◆ INFORMATION SUPPLIED:
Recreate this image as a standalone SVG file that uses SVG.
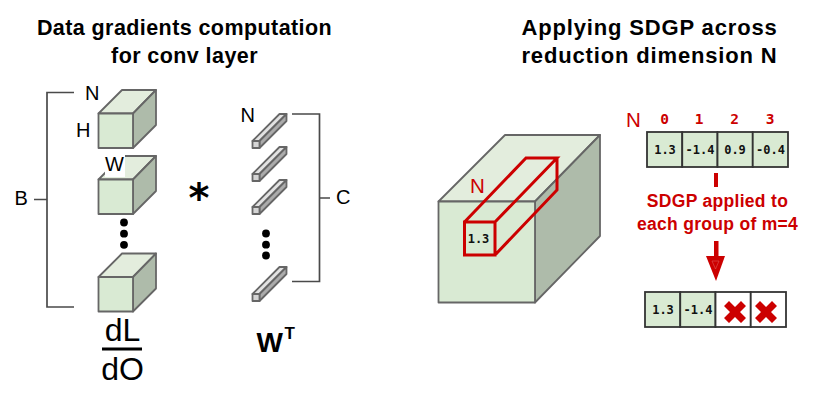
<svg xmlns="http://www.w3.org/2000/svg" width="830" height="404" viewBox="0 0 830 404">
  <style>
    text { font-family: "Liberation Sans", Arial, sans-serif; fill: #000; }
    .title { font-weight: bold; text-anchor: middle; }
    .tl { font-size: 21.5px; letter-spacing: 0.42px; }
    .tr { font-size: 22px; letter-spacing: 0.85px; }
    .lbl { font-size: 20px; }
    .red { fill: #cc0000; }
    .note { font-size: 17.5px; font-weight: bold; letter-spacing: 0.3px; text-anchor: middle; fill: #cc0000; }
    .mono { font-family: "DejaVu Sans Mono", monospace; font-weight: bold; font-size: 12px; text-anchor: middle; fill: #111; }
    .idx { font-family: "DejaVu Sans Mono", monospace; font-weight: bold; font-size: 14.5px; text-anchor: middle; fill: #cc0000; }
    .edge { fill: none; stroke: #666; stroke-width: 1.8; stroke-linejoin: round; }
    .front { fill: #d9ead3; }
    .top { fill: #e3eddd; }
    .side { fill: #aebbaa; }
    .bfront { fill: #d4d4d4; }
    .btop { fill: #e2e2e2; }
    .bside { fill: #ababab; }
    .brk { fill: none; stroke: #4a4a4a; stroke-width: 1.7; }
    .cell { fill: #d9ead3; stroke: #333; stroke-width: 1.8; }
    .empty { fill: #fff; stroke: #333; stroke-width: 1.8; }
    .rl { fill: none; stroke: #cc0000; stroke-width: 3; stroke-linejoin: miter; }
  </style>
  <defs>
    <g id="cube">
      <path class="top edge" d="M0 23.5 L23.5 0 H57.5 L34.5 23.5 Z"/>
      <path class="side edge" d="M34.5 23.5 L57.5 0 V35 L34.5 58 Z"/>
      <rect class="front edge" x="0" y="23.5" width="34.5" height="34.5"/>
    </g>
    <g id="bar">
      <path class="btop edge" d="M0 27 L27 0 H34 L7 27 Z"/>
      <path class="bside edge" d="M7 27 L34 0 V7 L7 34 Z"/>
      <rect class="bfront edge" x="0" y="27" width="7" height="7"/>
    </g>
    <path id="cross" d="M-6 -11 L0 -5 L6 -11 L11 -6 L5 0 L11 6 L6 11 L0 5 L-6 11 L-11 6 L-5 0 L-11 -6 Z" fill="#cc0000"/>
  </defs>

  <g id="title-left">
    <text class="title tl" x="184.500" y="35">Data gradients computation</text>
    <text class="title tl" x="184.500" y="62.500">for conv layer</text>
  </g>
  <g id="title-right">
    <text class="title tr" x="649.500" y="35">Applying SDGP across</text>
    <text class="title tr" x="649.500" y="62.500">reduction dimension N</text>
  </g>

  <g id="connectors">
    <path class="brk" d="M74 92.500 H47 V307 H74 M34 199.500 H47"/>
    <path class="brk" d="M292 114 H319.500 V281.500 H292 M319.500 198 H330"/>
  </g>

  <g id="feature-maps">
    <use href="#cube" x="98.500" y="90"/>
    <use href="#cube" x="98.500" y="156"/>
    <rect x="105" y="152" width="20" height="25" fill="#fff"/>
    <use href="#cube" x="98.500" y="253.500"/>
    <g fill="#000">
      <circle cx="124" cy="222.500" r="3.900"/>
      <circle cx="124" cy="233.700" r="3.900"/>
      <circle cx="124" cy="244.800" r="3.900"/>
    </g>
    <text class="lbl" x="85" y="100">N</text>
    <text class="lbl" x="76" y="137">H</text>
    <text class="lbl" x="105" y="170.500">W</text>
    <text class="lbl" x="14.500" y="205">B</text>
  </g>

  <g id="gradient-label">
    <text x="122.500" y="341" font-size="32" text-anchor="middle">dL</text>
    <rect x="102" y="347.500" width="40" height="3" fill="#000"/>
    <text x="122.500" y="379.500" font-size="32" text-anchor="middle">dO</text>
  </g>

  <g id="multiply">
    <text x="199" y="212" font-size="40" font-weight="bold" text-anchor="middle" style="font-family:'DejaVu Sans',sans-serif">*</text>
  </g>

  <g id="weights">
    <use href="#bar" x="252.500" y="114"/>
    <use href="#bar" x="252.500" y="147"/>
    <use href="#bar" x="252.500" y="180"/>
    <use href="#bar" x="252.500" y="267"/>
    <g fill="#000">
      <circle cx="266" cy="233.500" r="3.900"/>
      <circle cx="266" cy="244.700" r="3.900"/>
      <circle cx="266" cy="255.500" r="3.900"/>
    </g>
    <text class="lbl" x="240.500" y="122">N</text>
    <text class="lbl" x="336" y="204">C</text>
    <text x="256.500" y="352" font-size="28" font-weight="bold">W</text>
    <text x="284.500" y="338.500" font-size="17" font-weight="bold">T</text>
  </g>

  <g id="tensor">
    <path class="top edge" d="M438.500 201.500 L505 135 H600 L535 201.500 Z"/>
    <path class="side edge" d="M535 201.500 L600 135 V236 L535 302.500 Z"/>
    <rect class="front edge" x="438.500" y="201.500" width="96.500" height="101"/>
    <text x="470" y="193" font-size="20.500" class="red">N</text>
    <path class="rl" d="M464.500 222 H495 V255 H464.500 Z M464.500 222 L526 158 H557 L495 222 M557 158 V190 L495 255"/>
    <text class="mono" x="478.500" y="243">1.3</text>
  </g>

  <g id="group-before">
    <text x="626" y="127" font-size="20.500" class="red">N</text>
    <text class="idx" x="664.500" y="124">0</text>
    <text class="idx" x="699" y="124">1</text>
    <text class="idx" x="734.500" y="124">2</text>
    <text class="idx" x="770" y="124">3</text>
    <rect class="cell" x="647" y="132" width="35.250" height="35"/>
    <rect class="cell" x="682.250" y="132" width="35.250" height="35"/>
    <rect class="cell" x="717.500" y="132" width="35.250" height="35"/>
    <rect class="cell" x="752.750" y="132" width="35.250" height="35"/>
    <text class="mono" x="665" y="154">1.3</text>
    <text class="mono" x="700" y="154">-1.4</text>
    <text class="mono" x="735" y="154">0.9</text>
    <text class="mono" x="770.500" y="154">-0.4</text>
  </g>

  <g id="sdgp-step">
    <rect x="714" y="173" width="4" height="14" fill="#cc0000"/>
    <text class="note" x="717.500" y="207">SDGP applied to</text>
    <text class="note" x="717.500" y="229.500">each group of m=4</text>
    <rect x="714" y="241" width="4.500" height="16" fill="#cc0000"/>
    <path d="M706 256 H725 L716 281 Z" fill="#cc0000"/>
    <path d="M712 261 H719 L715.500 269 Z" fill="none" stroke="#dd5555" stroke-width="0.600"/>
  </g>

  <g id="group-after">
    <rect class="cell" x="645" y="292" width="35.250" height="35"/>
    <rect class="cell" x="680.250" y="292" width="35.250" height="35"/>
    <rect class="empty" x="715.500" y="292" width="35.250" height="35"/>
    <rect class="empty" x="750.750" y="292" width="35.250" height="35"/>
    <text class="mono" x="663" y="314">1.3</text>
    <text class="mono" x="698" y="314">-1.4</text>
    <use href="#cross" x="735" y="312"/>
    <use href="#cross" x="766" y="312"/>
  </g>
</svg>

◆ PROBLEM TO WORK ON: Please write out all of the material above without changing a word, and omit any pictures.

◆ EXPECTED ANSWER:
Recreate this image as a standalone SVG file that uses SVG.
<svg xmlns="http://www.w3.org/2000/svg" width="830" height="404" viewBox="0 0 830 404">
  <style>
    text { font-family: "Liberation Sans", Arial, sans-serif; fill: #000; }
    .title { font-weight: bold; text-anchor: middle; }
    .tl { font-size: 21.5px; letter-spacing: 0.42px; }
    .tr { font-size: 22px; letter-spacing: 0.85px; }
    .lbl { font-size: 20px; }
    .red { fill: #cc0000; }
    .note { font-size: 17.5px; font-weight: bold; letter-spacing: 0.3px; text-anchor: middle; fill: #cc0000; }
    .mono { font-family: "DejaVu Sans Mono", monospace; font-weight: bold; font-size: 12px; text-anchor: middle; fill: #111; }
    .idx { font-family: "DejaVu Sans Mono", monospace; font-weight: bold; font-size: 14.5px; text-anchor: middle; fill: #cc0000; }
    .edge { fill: none; stroke: #666; stroke-width: 1.8; stroke-linejoin: round; }
    .front { fill: #d9ead3; }
    .top { fill: #e3eddd; }
    .side { fill: #aebbaa; }
    .bfront { fill: #d4d4d4; }
    .btop { fill: #e2e2e2; }
    .bside { fill: #ababab; }
    .brk { fill: none; stroke: #4a4a4a; stroke-width: 1.7; }
    .cell { fill: #d9ead3; stroke: #333; stroke-width: 1.8; }
    .empty { fill: #fff; stroke: #333; stroke-width: 1.8; }
    .rl { fill: none; stroke: #cc0000; stroke-width: 3; stroke-linejoin: miter; }
  </style>
  <defs>
    <g id="cube">
      <path class="top edge" d="M0 23.5 L23.5 0 H57.5 L34.5 23.5 Z"/>
      <path class="side edge" d="M34.5 23.5 L57.5 0 V35 L34.5 58 Z"/>
      <rect class="front edge" x="0" y="23.5" width="34.5" height="34.5"/>
    </g>
    <g id="bar">
      <path class="btop edge" d="M0 27 L27 0 H34 L7 27 Z"/>
      <path class="bside edge" d="M7 27 L34 0 V7 L7 34 Z"/>
      <rect class="bfront edge" x="0" y="27" width="7" height="7"/>
    </g>
    <path id="cross" d="M-6 -11 L0 -5 L6 -11 L11 -6 L5 0 L11 6 L6 11 L0 5 L-6 11 L-11 6 L-5 0 L-11 -6 Z" fill="#cc0000"/>
  </defs>

  <g id="title-left">
    <text class="title tl" x="184.500" y="35">Data gradients computation</text>
    <text class="title tl" x="184.500" y="62.500">for conv layer</text>
  </g>
  <g id="title-right">
    <text class="title tr" x="649.500" y="35">Applying SDGP across</text>
    <text class="title tr" x="649.500" y="62.500">reduction dimension N</text>
  </g>

  <g id="connectors">
    <path class="brk" d="M74 92.500 H47 V307 H74 M34 199.500 H47"/>
    <path class="brk" d="M292 114 H319.500 V281.500 H292 M319.500 198 H330"/>
  </g>

  <g id="feature-maps">
    <use href="#cube" x="98.500" y="90"/>
    <use href="#cube" x="98.500" y="156"/>
    <rect x="105" y="152" width="20" height="25" fill="#fff"/>
    <use href="#cube" x="98.500" y="253.500"/>
    <g fill="#000">
      <circle cx="124" cy="222.500" r="3.900"/>
      <circle cx="124" cy="233.700" r="3.900"/>
      <circle cx="124" cy="244.800" r="3.900"/>
    </g>
    <text class="lbl" x="85" y="100">N</text>
    <text class="lbl" x="76" y="137">H</text>
    <text class="lbl" x="105" y="170.500">W</text>
    <text class="lbl" x="14.500" y="205">B</text>
  </g>

  <g id="gradient-label">
    <text x="122.500" y="341" font-size="32" text-anchor="middle">dL</text>
    <rect x="102" y="347.500" width="40" height="3" fill="#000"/>
    <text x="122.500" y="379.500" font-size="32" text-anchor="middle">dO</text>
  </g>

  <g id="multiply">
    <text x="199" y="212" font-size="40" font-weight="bold" text-anchor="middle" style="font-family:'DejaVu Sans',sans-serif">*</text>
  </g>

  <g id="weights">
    <use href="#bar" x="252.500" y="114"/>
    <use href="#bar" x="252.500" y="147"/>
    <use href="#bar" x="252.500" y="180"/>
    <use href="#bar" x="252.500" y="267"/>
    <g fill="#000">
      <circle cx="266" cy="233.500" r="3.900"/>
      <circle cx="266" cy="244.700" r="3.900"/>
      <circle cx="266" cy="255.500" r="3.900"/>
    </g>
    <text class="lbl" x="240.500" y="122">N</text>
    <text class="lbl" x="336" y="204">C</text>
    <text x="256.500" y="352" font-size="28" font-weight="bold">W</text>
    <text x="284.500" y="338.500" font-size="17" font-weight="bold">T</text>
  </g>

  <g id="tensor">
    <path class="top edge" d="M438.500 201.500 L505 135 H600 L535 201.500 Z"/>
    <path class="side edge" d="M535 201.500 L600 135 V236 L535 302.500 Z"/>
    <rect class="front edge" x="438.500" y="201.500" width="96.500" height="101"/>
    <text x="470" y="193" font-size="20.500" class="red">N</text>
    <path class="rl" d="M464.500 222 H495 V255 H464.500 Z M464.500 222 L526 158 H557 L495 222 M557 158 V190 L495 255"/>
    <text class="mono" x="478.500" y="243">1.3</text>
  </g>

  <g id="group-before">
    <text x="626" y="127" font-size="20.500" class="red">N</text>
    <text class="idx" x="664.500" y="124">0</text>
    <text class="idx" x="699" y="124">1</text>
    <text class="idx" x="734.500" y="124">2</text>
    <text class="idx" x="770" y="124">3</text>
    <rect class="cell" x="647" y="132" width="35.250" height="35"/>
    <rect class="cell" x="682.250" y="132" width="35.250" height="35"/>
    <rect class="cell" x="717.500" y="132" width="35.250" height="35"/>
    <rect class="cell" x="752.750" y="132" width="35.250" height="35"/>
    <text class="mono" x="665" y="154">1.3</text>
    <text class="mono" x="700" y="154">-1.4</text>
    <text class="mono" x="735" y="154">0.9</text>
    <text class="mono" x="770.500" y="154">-0.4</text>
  </g>

  <g id="sdgp-step">
    <rect x="714" y="173" width="4" height="14" fill="#cc0000"/>
    <text class="note" x="717.500" y="207">SDGP applied to</text>
    <text class="note" x="717.500" y="229.500">each group of m=4</text>
    <rect x="714" y="241" width="4.500" height="16" fill="#cc0000"/>
    <path d="M706 256 H725 L716 281 Z" fill="#cc0000"/>
    <path d="M712 261 H719 L715.500 269 Z" fill="none" stroke="#dd5555" stroke-width="0.600"/>
  </g>

  <g id="group-after">
    <rect class="cell" x="645" y="292" width="35.250" height="35"/>
    <rect class="cell" x="680.250" y="292" width="35.250" height="35"/>
    <rect class="empty" x="715.500" y="292" width="35.250" height="35"/>
    <rect class="empty" x="750.750" y="292" width="35.250" height="35"/>
    <text class="mono" x="663" y="314">1.3</text>
    <text class="mono" x="698" y="314">-1.4</text>
    <use href="#cross" x="735" y="312"/>
    <use href="#cross" x="766" y="312"/>
  </g>
</svg>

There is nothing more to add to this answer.